> _JOB_:
Count the lines below that contain the word "this", and give only that number.

> _PROVIDED MATERIAL_:
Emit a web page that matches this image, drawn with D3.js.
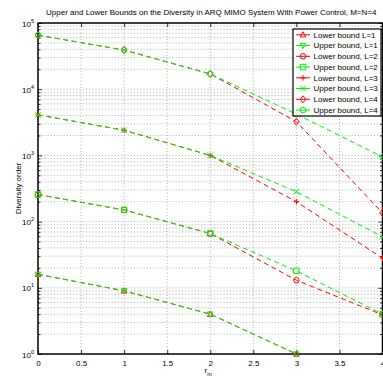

--

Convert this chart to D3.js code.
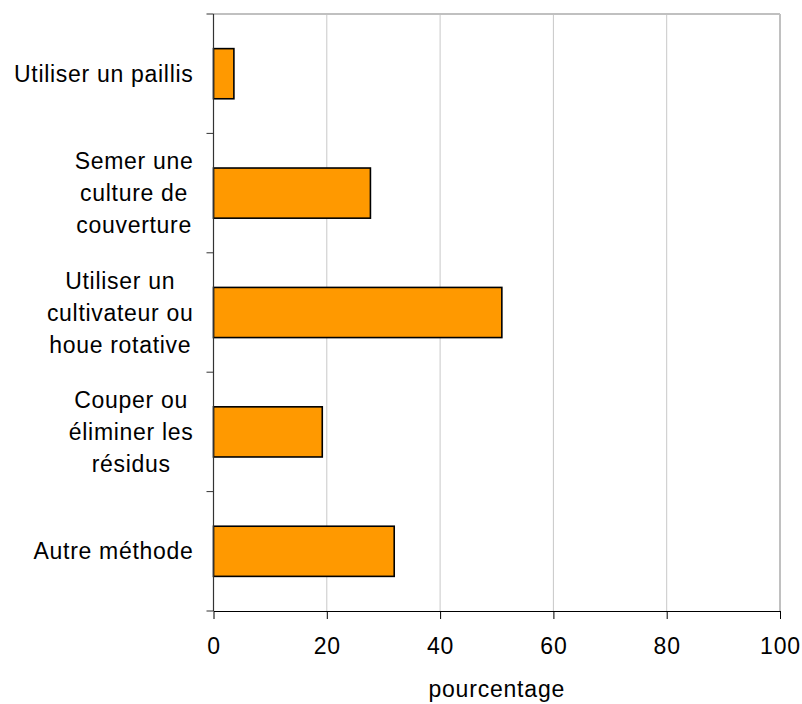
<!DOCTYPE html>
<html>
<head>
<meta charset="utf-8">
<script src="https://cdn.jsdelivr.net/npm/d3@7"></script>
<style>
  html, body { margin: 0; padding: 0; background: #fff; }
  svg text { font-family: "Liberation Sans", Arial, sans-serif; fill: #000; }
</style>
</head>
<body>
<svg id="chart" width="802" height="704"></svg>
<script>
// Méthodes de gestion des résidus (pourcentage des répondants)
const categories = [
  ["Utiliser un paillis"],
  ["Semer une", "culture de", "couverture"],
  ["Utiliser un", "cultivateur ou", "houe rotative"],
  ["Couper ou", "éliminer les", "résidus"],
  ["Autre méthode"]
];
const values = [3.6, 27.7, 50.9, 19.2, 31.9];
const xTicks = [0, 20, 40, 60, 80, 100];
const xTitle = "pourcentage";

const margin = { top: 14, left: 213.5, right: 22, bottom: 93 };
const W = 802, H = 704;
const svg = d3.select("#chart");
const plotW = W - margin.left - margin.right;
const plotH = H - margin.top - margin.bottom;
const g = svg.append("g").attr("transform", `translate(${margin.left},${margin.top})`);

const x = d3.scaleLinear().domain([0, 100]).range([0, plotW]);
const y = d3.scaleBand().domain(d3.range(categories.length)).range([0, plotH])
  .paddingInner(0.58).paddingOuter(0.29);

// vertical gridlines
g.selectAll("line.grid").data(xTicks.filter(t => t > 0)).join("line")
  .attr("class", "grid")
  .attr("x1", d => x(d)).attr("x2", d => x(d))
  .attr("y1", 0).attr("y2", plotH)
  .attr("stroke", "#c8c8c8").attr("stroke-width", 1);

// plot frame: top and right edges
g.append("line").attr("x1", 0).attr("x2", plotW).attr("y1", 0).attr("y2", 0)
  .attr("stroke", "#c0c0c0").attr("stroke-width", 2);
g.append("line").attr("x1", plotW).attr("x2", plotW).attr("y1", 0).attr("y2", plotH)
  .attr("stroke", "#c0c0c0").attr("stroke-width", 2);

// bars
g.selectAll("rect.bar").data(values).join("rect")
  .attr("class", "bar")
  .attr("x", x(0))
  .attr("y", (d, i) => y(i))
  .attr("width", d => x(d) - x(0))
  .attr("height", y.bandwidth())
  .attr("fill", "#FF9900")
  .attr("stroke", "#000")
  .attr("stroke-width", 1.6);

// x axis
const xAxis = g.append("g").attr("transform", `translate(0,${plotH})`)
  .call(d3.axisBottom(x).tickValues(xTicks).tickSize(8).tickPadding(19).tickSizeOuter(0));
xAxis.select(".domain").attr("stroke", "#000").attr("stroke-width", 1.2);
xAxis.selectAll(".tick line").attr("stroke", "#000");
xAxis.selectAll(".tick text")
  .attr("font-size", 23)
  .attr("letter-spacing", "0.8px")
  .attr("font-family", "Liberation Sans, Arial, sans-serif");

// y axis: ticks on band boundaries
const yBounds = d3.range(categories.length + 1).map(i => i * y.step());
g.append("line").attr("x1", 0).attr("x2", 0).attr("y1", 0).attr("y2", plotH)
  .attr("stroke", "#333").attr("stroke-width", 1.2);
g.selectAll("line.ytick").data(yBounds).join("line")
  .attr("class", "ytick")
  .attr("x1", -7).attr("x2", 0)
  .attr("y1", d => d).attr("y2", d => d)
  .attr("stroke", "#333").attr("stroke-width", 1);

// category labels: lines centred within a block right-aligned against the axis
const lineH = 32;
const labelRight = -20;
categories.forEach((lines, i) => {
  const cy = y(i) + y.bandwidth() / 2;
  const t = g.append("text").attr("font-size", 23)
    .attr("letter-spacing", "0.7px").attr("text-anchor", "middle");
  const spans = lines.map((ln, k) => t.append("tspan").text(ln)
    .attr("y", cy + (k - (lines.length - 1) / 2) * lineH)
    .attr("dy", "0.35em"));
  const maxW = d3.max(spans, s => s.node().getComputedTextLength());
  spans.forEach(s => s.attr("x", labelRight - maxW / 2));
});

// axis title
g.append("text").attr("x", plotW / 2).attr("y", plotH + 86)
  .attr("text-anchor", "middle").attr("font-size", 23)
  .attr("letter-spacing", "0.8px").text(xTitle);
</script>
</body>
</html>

> _EXERCISE RESPONSE_:
2